# Exercise instructions
Using the records that follow, copy every line containing the word "this".

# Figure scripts
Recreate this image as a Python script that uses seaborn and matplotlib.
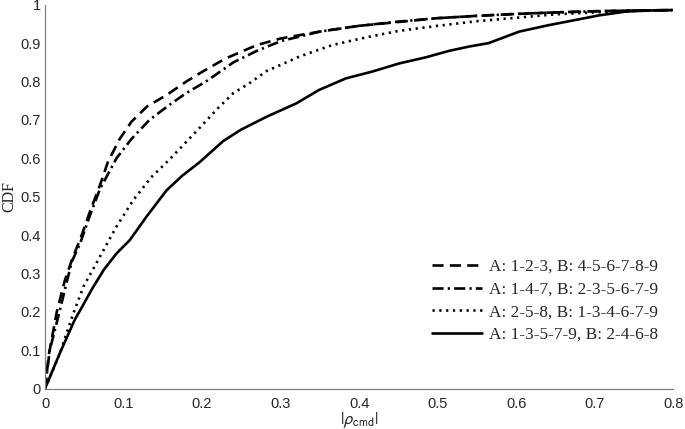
import matplotlib
matplotlib.use("Agg")
import matplotlib.pyplot as plt
import pandas as pd
import seaborn as sns

# CDF curves
x_123 = [0, 0.005, 0.015, 0.025, 0.035, 0.045, 0.057, 0.07, 0.08, 0.095, 0.11, 0.13, 0.155, 0.18, 0.2, 0.23, 0.27,
         0.3, 0.35, 0.4, 0.45, 0.5, 0.55, 0.6, 0.65, 0.7, 0.75, 0.8]
y_123 = [0, 0.09, 0.2, 0.28, 0.34, 0.39, 0.46, 0.53, 0.59, 0.65, 0.695, 0.735, 0.765, 0.8, 0.825, 0.86, 0.895,
         0.912, 0.93, 0.945, 0.955, 0.965, 0.971, 0.976, 0.98, 0.983, 0.985, 0.986]

x_147 = [0, 0.006, 0.019, 0.034, 0.045, 0.057, 0.07, 0.091, 0.11, 0.133, 0.159, 0.18, 0.205, 0.24, 0.27, 0.3,
         0.35, 0.4, 0.45, 0.5, 0.55, 0.6, 0.65, 0.7, 0.75, 0.8]
y_147 = [0, 0.1, 0.205, 0.33, 0.38, 0.45, 0.52, 0.6, 0.65, 0.7, 0.74, 0.77, 0.8, 0.85, 0.88, 0.905,
         0.93, 0.945, 0.956, 0.965, 0.971, 0.976, 0.98, 0.983, 0.985, 0.986]

x_258 = [0, 0.019, 0.035, 0.049, 0.07, 0.091, 0.112, 0.135, 0.16, 0.195, 0.22, 0.24, 0.26, 0.282, 0.324,
         0.366, 0.409, 0.451, 0.5, 0.55, 0.6, 0.65, 0.7, 0.75, 0.8]
y_258 = [0, 0.092, 0.19, 0.266, 0.344, 0.422, 0.49, 0.55, 0.6, 0.675, 0.73, 0.77, 0.795, 0.827, 0.865,
         0.895, 0.915, 0.932, 0.945, 0.957, 0.966, 0.975, 0.98, 0.984, 0.986]

x_13579 = [0, 0.019, 0.038, 0.045, 0.06, 0.075, 0.091, 0.108, 0.13, 0.155, 0.175, 0.197, 0.227, 0.25, 0.282,
           0.32, 0.349, 0.383, 0.417, 0.451, 0.485, 0.515, 0.54, 0.565, 0.604, 0.642, 0.68, 0.705, 0.739,
           0.77, 0.8]
y_13579 = [0, 0.093, 0.18, 0.205, 0.26, 0.31, 0.352, 0.387, 0.45, 0.517, 0.555, 0.59, 0.645, 0.675, 0.708,
           0.743, 0.778, 0.808, 0.826, 0.847, 0.863, 0.88, 0.891, 0.9, 0.93, 0.947, 0.962, 0.972, 0.982,
           0.985, 0.986]

labels = ["A: 1-2-3, B: 4-5-6-7-8-9",
          "A: 1-4-7, B: 2-3-5-6-7-9",
          "A: 2-5-8, B: 1-3-4-6-7-9",
          "A: 1-3-5-7-9, B: 2-4-6-8"]

xticks = [0, 0.1, 0.2, 0.3, 0.4, 0.5, 0.6, 0.7, 0.8]
xticklabels = ["0", "0.1", "0.2", "0.3", "0.4", "0.5", "0.6", "0.7", "0.8"]
yticks = [0, 0.1, 0.2, 0.3, 0.4, 0.5, 0.6, 0.7, 0.8, 0.9, 1]
yticklabels = ["0", "0.1", "0.2", "0.3", "0.4", "0.5", "0.6", "0.7", "0.8", "0.9", "1"]

sns.set_style("white")
plt.rcParams["font.family"] = ["Liberation Sans", "DejaVu Sans"]
plt.rcParams["mathtext.fontset"] = "stixsans"
plt.rcParams["lines.scale_dashes"] = False

df = pd.concat([
    pd.DataFrame({"x": x_123, "y": y_123, "set": labels[0]}),
    pd.DataFrame({"x": x_147, "y": y_147, "set": labels[1]}),
    pd.DataFrame({"x": x_258, "y": y_258, "set": labels[2]}),
    pd.DataFrame({"x": x_13579, "y": y_13579, "set": labels[3]}),
])

dash_styles = {labels[0]: (8, 4.5),
               labels[1]: (8, 3, 1.6, 3),
               labels[2]: (1.6, 3.3),
               labels[3]: ""}

fig = plt.figure(figsize=(6.85, 4.29), dpi=100)
ax = fig.add_axes([0.0657, 0.094, 0.917, 0.895])

sns.lineplot(data=df, x="x", y="y", hue="set", style="set", hue_order=labels, style_order=labels,
             palette=["black"] * 4, dashes=dash_styles, linewidth=1.9, sort=False,
             estimator=None, ax=ax)

ax.set_xlim(0, 0.8)
ax.set_ylim(0, 1)
ax.set_xticks(xticks)
ax.set_xticklabels(xticklabels)
ax.set_yticks(yticks)
ax.set_yticklabels(yticklabels)
ax.tick_params(direction="in", length=3, width=0.8, color="#808080", labelsize=10.5)
ax.tick_params(axis="x", pad=6)
ax.tick_params(axis="y", pad=3)

for s in ["top", "right"]:
    ax.spines[s].set_visible(False)
for s in ["left", "bottom"]:
    ax.spines[s].set_color("#808080")
    ax.spines[s].set_linewidth(0.9)

ax.set_xlabel(r"$|\rho_{\mathrm{cmd}}|$", fontsize=12.5, va="top")
ax.xaxis.set_label_coords(0.5, -0.058)
ax.set_ylabel("CDF", fontsize=11.5, family=["Liberation Serif"])
ax.yaxis.set_label_coords(-0.044, 0.5)

leg = ax.legend(loc="upper right", bbox_to_anchor=(1.0, 0.378), frameon=False,
                prop={"family": "Liberation Serif", "size": 12.4},
                handlelength=2.9, handletextpad=0.36, labelspacing=0.38)
for line in leg.get_lines():
    line.set_linewidth(1.9)

fig.savefig("out.png", dpi=100)
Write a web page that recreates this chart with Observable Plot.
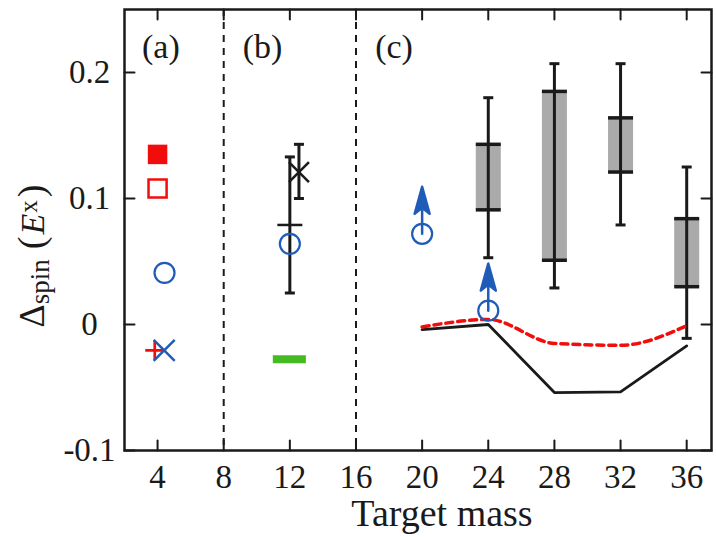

# Task solution
Recreate this image as a Python script that uses seaborn and matplotlib.
Write a web page that recreates this chart with Observable Plot.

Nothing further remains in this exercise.